Coronavirus (COVID-19), big data and silver linings

There is no denying that the COVID-19 pandemic will have tremendous practical and economic impact on research. Many labs have had to close, and organisations that fund essential research will have to deal with unprecedented strains on their resources (see e.g. the AMRC website for details of ways in which medical research charities are tackling the challenge of supporting their researchers and redirecting resources to support the response to the COVID-19 crisis).   It can be hard in times like this to see how anything good for the research community can come out of this.

A couple of weeks ago, I discussed how computational biology can help us tackle the COVID-19 epidemic. Many computational biologists, bioinformaticians, machine learning/AI specialists and data scientists working in the field of life sciences will be in the fortunate position of still being able to produce at least some of their invaluable research output. This means that many researchers will be able to turn the challenges that we are facing into opportunities, not only to contribute to tackling the pandemic, but also to do new ground breaking research. In these difficult times, we are in dire need of silver linings. Here are a few of mine…

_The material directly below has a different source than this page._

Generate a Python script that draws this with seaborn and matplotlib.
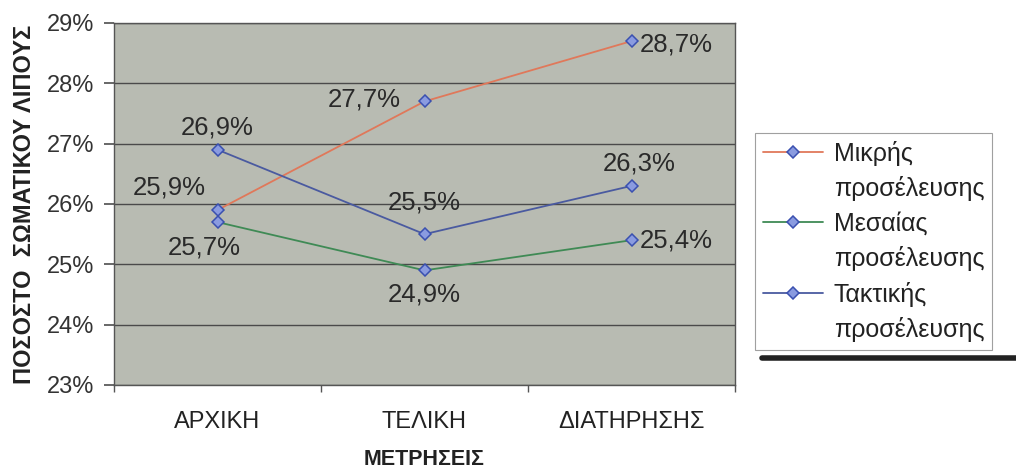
import matplotlib
matplotlib.use("Agg")
import matplotlib.pyplot as plt
import seaborn as sns
import pandas as pd
import numpy as np
from matplotlib.ticker import FuncFormatter, FixedLocator

categories = ["ΑΡΧΙΚΗ", "ΤΕΛΙΚΗ", "ΔΙΑΤΗΡΗΣΗΣ"]
series_names = ["Μικρής", "Μεσαίας", "Τακτικής"]
legend_suffix = "προσέλευσης"
mikris = [25.9, 27.7, 28.7]
mesaias = [25.7, 24.9, 25.4]
taktikis = [26.9, 25.5, 26.3]
y_ticks = [23, 24, 25, 26, 27, 28, 29]

sns.set_theme(style="white")
plt.rcParams['font.family'] = ['Liberation Sans', 'DejaVu Sans']

rows = []
for name, vals in zip(series_names, [mikris, mesaias, taktikis]):
    for i, (c, v) in enumerate(zip(categories, vals)):
        rows.append({"cat": i, "label": c, "series": name, "value": v})
df = pd.DataFrame(rows)

palette = {series_names[0]: "#e0785a", series_names[1]: "#3f8a55", series_names[2]: "#4a5aa0"}

fig = plt.figure(figsize=(10.16, 4.73), dpi=100)
fig.patch.set_facecolor("white")
ax = fig.add_axes([114/1016, 1-385/473, (735-114)/1016, (385-23)/473])
ax.set_facecolor("#b8bbb2")

sns.lineplot(data=df, x="cat", y="value", hue="series", palette=palette, marker="D",
             markersize=6, markerfacecolor="#8a9be0", markeredgecolor="#3a50b0",
             markeredgewidth=1.1, linewidth=1.3, ax=ax, legend=True, sort=False)

ax.set_xlim(-0.5, 2.5)
ax.set_ylim(23, 29)
ax.yaxis.set_major_locator(FixedLocator(y_ticks))
ax.yaxis.set_major_formatter(FuncFormatter(lambda v, p: f"{v:.0f}%"))
ax.set_xticks(range(len(categories)))
ax.set_xticklabels(categories, fontsize=17)
ax.tick_params(axis="x", length=0, pad=19, colors="#222222")
ax.set_xticks([-0.5, 0.5, 1.5, 2.5], minor=True)
ax.tick_params(axis="x", which="minor", length=5, direction="out", color="#555555", bottom=True)
ax.tick_params(axis="y", length=7, direction="out", color="#555555", left=True, labelsize=17, labelcolor="#333333", pad=7)
ax.grid(axis="y", color="#4a4a4a", linewidth=1.0)
ax.set_axisbelow(True)
for s in ax.spines.values():
    s.set_color("#555555")
    s.set_linewidth(1.0)

ax.set_xlabel("ΜΕΤΡΗΣΕΙΣ", fontsize=15.5, fontweight="bold", labelpad=11, color="#222222")
ax.set_ylabel("ΠΟΣΟΣΤΟ  ΣΩΜΑΤΙΚΟΥ ΛΙΠΟΥΣ", fontsize=17, fontweight="bold", labelpad=8, color="#222222")

def lab(x, y, dx, dy, ha="center"):
    ax.annotate(f"{y:.1f}%".replace(".", ","), (x, y), xytext=(dx, dy), textcoords="offset pixels",
                ha=ha, va="center", fontsize=18.5, color="#2a2a2a")

lab(0, mikris[0], -48, 23)
lab(1, mikris[1], -60, 2)
lab(2, mikris[2], 8, -3, ha="left")
lab(0, mesaias[0], -13, -25)
lab(1, mesaias[1], 0, -24)
lab(2, mesaias[2], 8, 0, ha="left")
lab(0, taktikis[0], 0, 22)
lab(1, taktikis[1], 0, 32)
lab(2, taktikis[2], 8, 22)

handles, labels = ax.get_legend_handles_labels()
ax.get_legend().remove()
blank = plt.Line2D([], [], linestyle="none", marker=None)
leg_handles, leg_labels = [], []
for h, l in zip(handles, labels):
    leg_handles += [h, blank]
    leg_labels += [l, legend_suffix]
leg = fig.legend(leg_handles, leg_labels, loc="upper left", bbox_to_anchor=(755/1016, 1-133/473),
                 frameon=True, fontsize=18, handlelength=2.4, labelspacing=0.42,
                 borderpad=0.3, handletextpad=0.45, fancybox=False, borderaxespad=0)
leg.get_frame().set_edgecolor("#888888")
leg.get_frame().set_linewidth(0.8)
for t in leg.get_texts():
    t.set_color("#222222")

line = plt.Line2D([762/1016, 1.0], [1-358/473, 1-358/473], color="#222222", linewidth=4,
                  transform=fig.transFigure, zorder=10)
fig.add_artist(line)

fig.savefig("out.png", dpi=100, facecolor="white")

Structural biology and the power of crowds in the fight against coronavirus

Here is the challenge: predicting the 3D conformation of a protein is hard. Proteins are very complex molecules and the number of possible configurations that can be adopted by even small proteins is mind boggling. As a result, simulating protein folding is necessarily a computationally intensive process (though we have got much better at it in the last couple of decades). It is a very worthwhile process however, since protein function and how to interfere with this are ultimately dependent on the protein structure. This is the case for every protein but in the context of the present pandemic, understanding how Sars-CoV-2 (the virus that causes COVID-19) targets human cells and can be targeted by drugs would be tremendously easier with a better knowledge of the conformation of key virus proteins.

Here is the opportunity: more people than ever have a computer at home, and that means that they can contribute to volunteer computing projects (in addition to more people being able to work from home more or less normally than would have been possible even 10 years ago, which I for one am so grateful for).

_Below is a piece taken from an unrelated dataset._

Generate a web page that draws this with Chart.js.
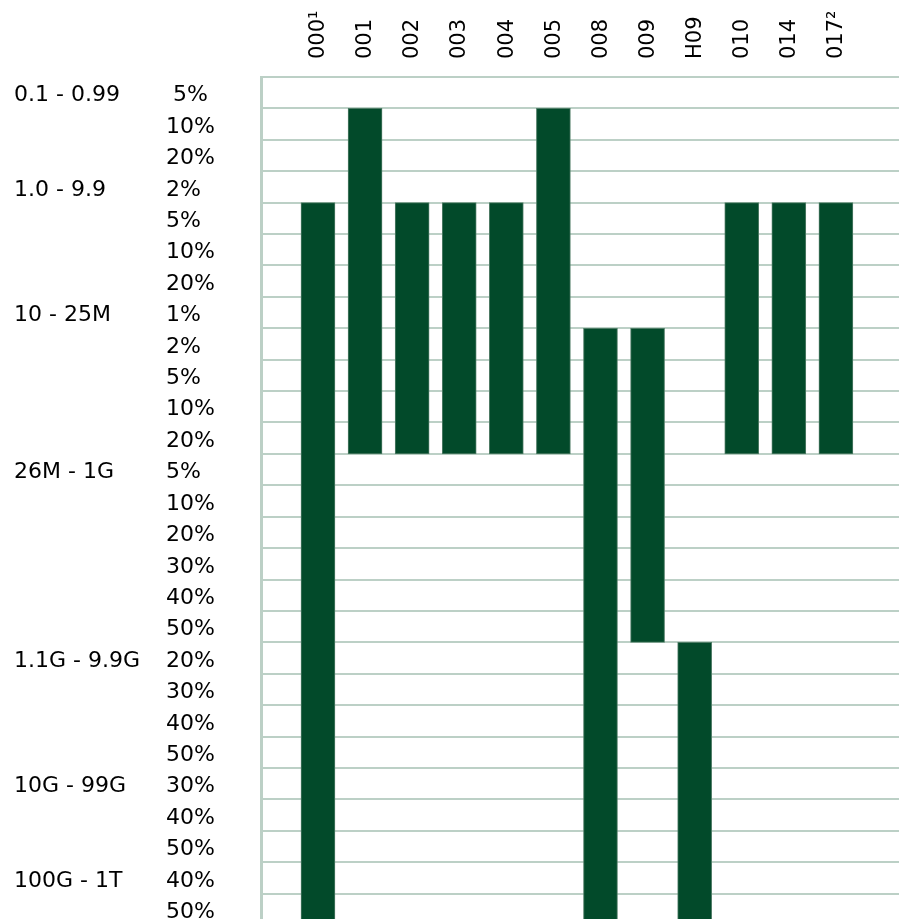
<!DOCTYPE html>
<html>
<head>
<meta charset="utf-8">
<script src="https://cdn.jsdelivr.net/npm/chart.js@4/dist/chart.umd.min.js"></script>
<style>
  html, body { margin: 0; padding: 0; background: #fff; overflow: hidden; }
  #wrap { position: relative; width: 899px; height: 925px; }
</style>
</head>
<body>
<div id="wrap"><canvas id="chart"></canvas></div>
<script>
// column codes along the top
const codes = ['000¹', '001', '002', '003', '004', '005', '008', '009', 'H09', '010', '014', '017²'];

// row labels, top to bottom
const rowLabels = [' 5%', '10%', '20%', '2%', '5%', '10%', '20%', '1%', '2%', '5%', '10%', '20%',
  '5%', '10%', '20%', '30%', '40%', '50%', '20%', '30%', '40%', '50%', '30%', '40%', '50%', '40%', '50%'];
const groupLabels = ['0.1 - 0.99', '', '', '1.0 - 9.9', '', '', '', '10 - 25M', '', '', '', '',
  '26M - 1G', '', '', '', '', '', '1.1G - 9.9G', '', '', '', '10G - 99G', '', '', '100G - 1T', ''];

// each bar spans from row boundary start to row boundary end
const barStart = [4, 1, 4, 4, 4, 1, 8, 8, 18, 4, 4, 4];
const barEnd = [27, 12, 12, 12, 12, 12, 27, 18, 27, 12, 12, 12];

const gridColor = '#bcd0c6';
const barColor = '#024a2a';
const sideFont = { family: 'DejaVu Sans', size: 22 };
const topFont = { family: 'DejaVu Sans', size: 21 };

// side label axes should not reserve room above/below the plot
const noPad = s => { s.paddingTop = 0; s.paddingBottom = 0; };

new Chart(document.getElementById('chart'), {
  type: 'bar',
  data: {
    datasets: [{
      data: codes.map((c, i) => ({ x: i, y: [barStart[i], barEnd[i]] })),
      backgroundColor: barColor,
      borderColor: '#4f7c66',
      borderWidth: 1,
      borderSkipped: false,
      barThickness: 34
    }]
  },
  options: {
    responsive: true,
    maintainAspectRatio: false,
    animation: false,
    layout: { padding: { left: 14, right: 0, top: 0, bottom: 0 } },
    plugins: { legend: { display: false }, tooltip: { enabled: false } },
    scales: {
      x: {
        type: 'linear',
        position: 'top',
        offset: false,
        min: -1.21,
        max: 12.34,
        grid: { display: false, drawTicks: false, offset: false },
        border: { display: false },
        afterBuildTicks: s => { s.ticks = codes.map((c, i) => ({ value: i })); },
        afterFit: s => { s.height = 77; s.paddingLeft = 0; s.paddingRight = 0; },
        ticks: {
          autoSkip: false,
          minRotation: 90,
          maxRotation: 90,
          padding: 18,
          labelOffset: 26,
          color: '#000',
          font: topFont,
          callback: v => codes[v]
        }
      },
      y: {
        type: 'linear',
        position: 'left',
        reverse: true,
        min: 0,
        max: 27,
        weight: 0,
        ticks: { display: false, stepSize: 1 },
        grid: { color: gridColor, lineWidth: 2, drawTicks: false },
        border: { color: gridColor, width: 3 },
        afterFit: s => { s.width = 0; noPad(s); }
      },
      rows: {
        type: 'category',
        position: 'left',
        labels: rowLabels,
        offset: true,
        weight: 1,
        grid: { display: false, drawTicks: false },
        border: { display: false },
        ticks: { autoSkip: false, crossAlign: 'far', padding: 0, labelOffset: 3, color: '#000', font: sideFont },
        afterFit: s => { s.width = 95; noPad(s); }
      },
      groups: {
        type: 'category',
        position: 'left',
        labels: groupLabels,
        offset: true,
        weight: 2,
        grid: { display: false, drawTicks: false },
        border: { display: false },
        ticks: { autoSkip: false, crossAlign: 'far', padding: 0, labelOffset: 3, color: '#000', font: sideFont },
        afterFit: s => { s.width = 152; noPad(s); }
      }
    }
  }
});
</script>
</body>
</html>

Here is the reason to be hopeful: One such volunteer computing project is folding@home, a distributed computing project that aims to simulate protein dynamics by running a simple piece of software on volunteers’ computers. The project recently reported a significant spike in support, enabling the combined power of this supercomputer to reach 2.4 exaFLOPs a few weeks ago (that’s 2.4*1018 floating point operations per second). This has resulted in encouraging progress in studying the mechanism of action of the Sars-CoV-2 spike protein, which is a key mediator of the virus binding to human cells (additional scientific progress on this was also recently published in Science).

Big data science meets big data sharing

Here is the challenge: collaborating and data sharing is hard at the best of times. Creating, maintaining, and sharing biological data resources is not trivial, not cheap, and requires complex coordination efforts. Now that we are all isolated and governments and organisations are having to function in crisis-management mode, it seems likely to be even more challenging. However, the power of big data can only be truly unlocked if the data is available for researchers to analyse, integrate, re-analyse, and cross reference.

Here is the opportunity: many researchers have re-oriented their researchers towards COVID-19-related projects (see e.g. efforts at the Crick Institute, University of Oxford and University of Cambridge, to name a few). That means that we have lots of people working at the same time, on similar and complementary questions. Some of these researchers will be generating invaluable data, such as e.g. sequences of the virus as it spreads, and some will be sat at their computer at home, analysing this data.

Here is the reason to be hopeful: the European Commission and the EMBL European Bioinformatics Institute have recently launched the European COVID-19 Data Portal. This is a platform for researchers to upload, access and analyse COVID-19 related data. This could boost researchers’ ability to do their work, just like other biological databases have changed the face of biological research in the last few decades (except at unprecedented speed).

Here is another reason to be hopeful: the combination of unprecedented willingness to collaborate and unprecedented brainpower being put together to tackle the same challenges has led to the incredibly fast creation of collaborations between organisations that have data and organisations that have the skills to analyse it in new and interesting ways. This symbiosis is particularly essential in fields such as AI-powered drug discovery. I have mentioned the work of Oxford based company Exscientia (in collaboration with the Scripps research institute) in my previous post. Recently, Cambridge based company Healx announced that it had repurposed their AI platform for rare disease drug discovery (which uses natural language processing to generate a knowledge graph that is mined to produce drug repurposing and drug combination candidates) to identify combinations of existing drugs that may be used to fight coronavirus. Similarly, on the other side of the pond, a partnership between the Barabasi lab (Northeastern University), Harvard Medical School, Stanford Network Science Institute and the precision medicine start-up Schipher Medicine was put together in record time to study how Sars-CoV-2 affects humans.